A burca, porém, é algo muito mais grave do que o chador. Como se pode ver pela foto acima, ela cobre toda a cabeça, inclusive o rosto de quem a usa. Anteontem o Sarkozy falou em proibir a burca. Essa proibição não se basearia simplesmente na defesa da laicidade e da razão, como afirma Penetralia, mas na convicção de que se trata de algo opressivo à mulher. “Em nosso país”, disse Sarkozy, “não podemos aceitar que mulheres sejam prisioneiras atrás de uma tela, privadas de toda vida social, desprovidas de toda identidade”. Sarkozy observou também que “a burca não é um sinal religioso, é um sinal de subserviência, de rebaixamento”.

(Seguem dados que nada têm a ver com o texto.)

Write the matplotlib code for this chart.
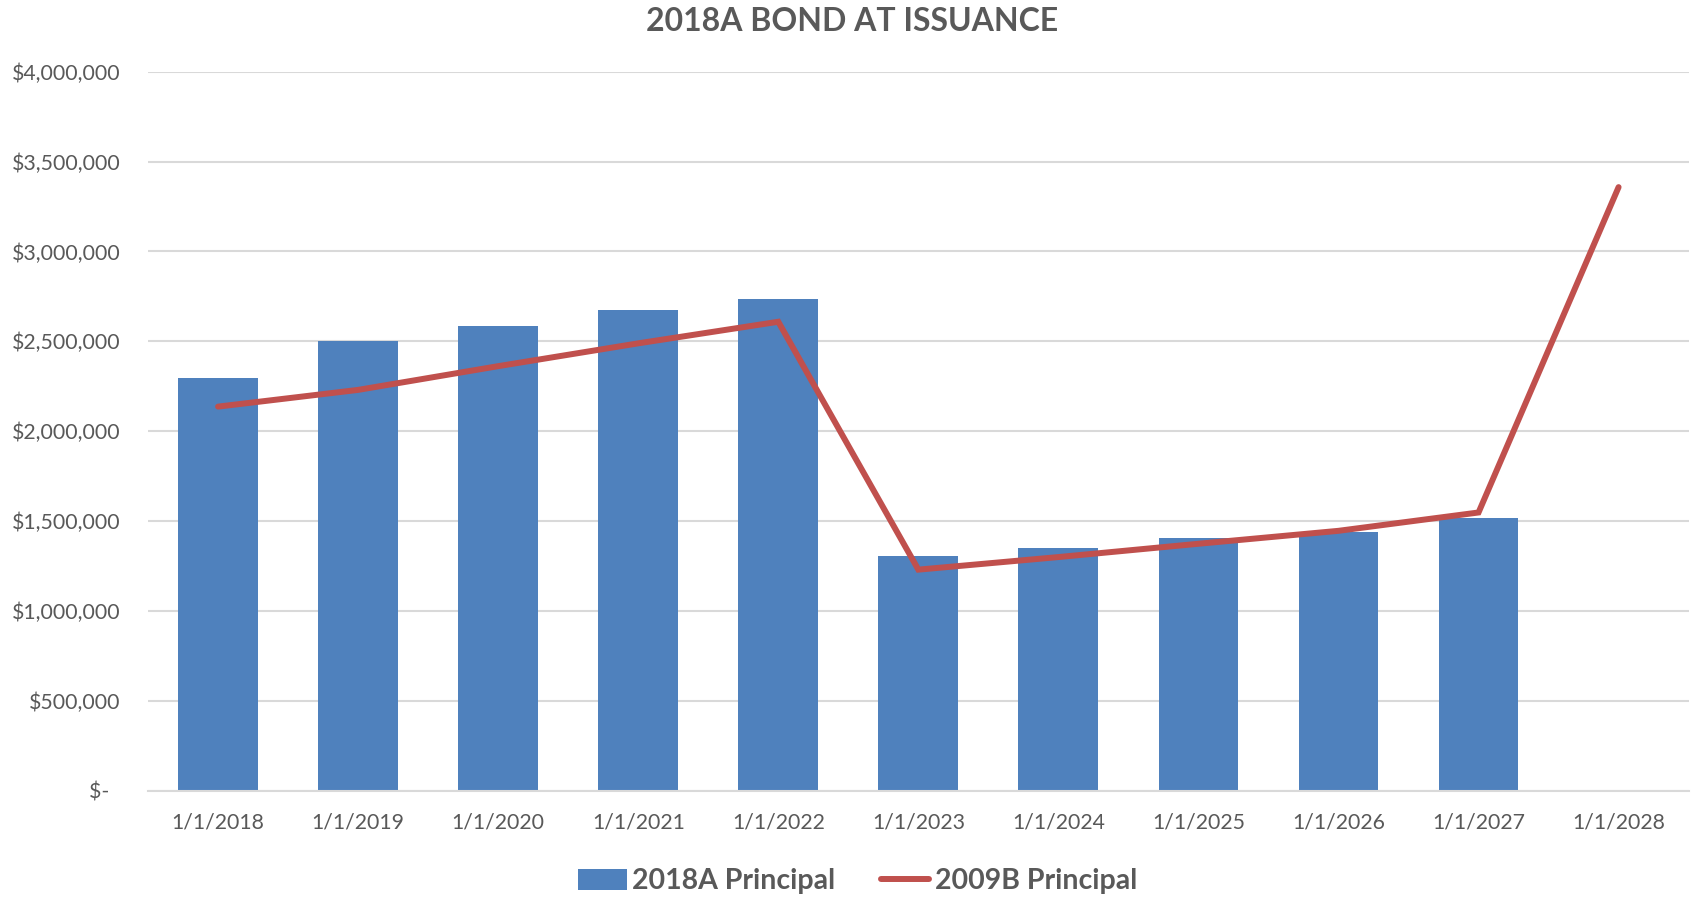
import numpy as np
import matplotlib
matplotlib.use("Agg")
import matplotlib.pyplot as plt
from matplotlib.ticker import FuncFormatter

plt.rcParams['font.family'] = ['Lato', 'DejaVu Sans']

# данные
dates = ['1/1/2018', '1/1/2019', '1/1/2020', '1/1/2021', '1/1/2022', '1/1/2023',
         '1/1/2024', '1/1/2025', '1/1/2026', '1/1/2027', '1/1/2028']
principal_2018a = [2294000, 2504000, 2587000, 2672000, 2737000, 1307000,
                   1348000, 1404000, 1441000, 1515000, np.nan]
principal_2009b = [2137000, 2230000, 2362000, 2489000, 2609000, 1230000,
                   1300000, 1374000, 1446000, 1548000, 3358000]
yticks = [0, 500000, 1000000, 1500000, 2000000, 2500000, 3000000, 3500000, 4000000]

grey = '#595959'
blue = '#4F81BD'
red = '#C0504D'

fig = plt.figure(figsize=(16.92, 9), dpi=100)
ax = fig.add_axes([0.0875, 0.1214, 0.9105, 0.7989])

x = np.arange(len(dates))
bars = ax.bar(x, principal_2018a, width=0.57, color=blue, label='2018A Principal', zorder=2)
line, = ax.plot(x, principal_2009b, color=red, lw=4.3, solid_capstyle='round',
                solid_joinstyle='miter', label='2009B Principal', zorder=3)

ax.set_xlim(-0.5, len(dates) - 0.5)
ax.set_ylim(0, 4000000)
ax.set_yticks(yticks)

def money(v, pos):
    if v == 0:
        return '$-  '
    return '${:,.0f}'.format(v)

ax.yaxis.set_major_formatter(FuncFormatter(money))
ax.set_xticks(x)
ax.set_xticklabels(dates)
ax.tick_params(axis='both', length=0, colors=grey, labelsize=15.3)
ax.tick_params(axis='x', pad=16)
ax.tick_params(axis='y', pad=20)

ax.grid(axis='y', color='#D9D9D9', lw=1.5, zorder=0)
for s in ['top', 'right', 'left']:
    ax.spines[s].set_visible(False)
ax.spines['bottom'].set_color('#D9D9D9')
ax.spines['bottom'].set_linewidth(1.5)

fig.text(0.5035, 0.976, '2018A BOND AT ISSUANCE', ha='center', va='center',
         fontsize=23, fontweight='bold', color=grey)

leg = fig.legend([bars, line], ['2018A Principal', '2009B Principal'],
                 loc='center', bbox_to_anchor=(0.507, 0.021), ncol=2, frameon=False,
                 prop={'size': 20.5, 'weight': 'bold'}, handlelength=1.7,
                 handleheight=0.75, handletextpad=0.2, columnspacing=1.6)
for t in leg.get_texts():
    t.set_color(grey)

fig.savefig('out.png', dpi=100)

Mesmo embora eu não simpatize muito com o Sarkozy, acho que ele está certo, sim. Entre as correntes mais conservadoras do Islã, as mulheres – jamais os homens – são obrigadas a usar a burca. Haverá sem dúvida mulheres que gostam de usar a burca, pois, como diz Sartre, há quem prefira ser coisa do que ser gente, mas penso que a proibição é o único caminho para permitir que as muitas mulheres que se sintam humilhadas por essa vestimenta-prisão livrem-se dela. Sem a proibição, é certo que muitas mulheres que não gostam da burca sejam obrigadas a usá-la pelos maridos que, no Islã, têm o direito de bater nas esposas.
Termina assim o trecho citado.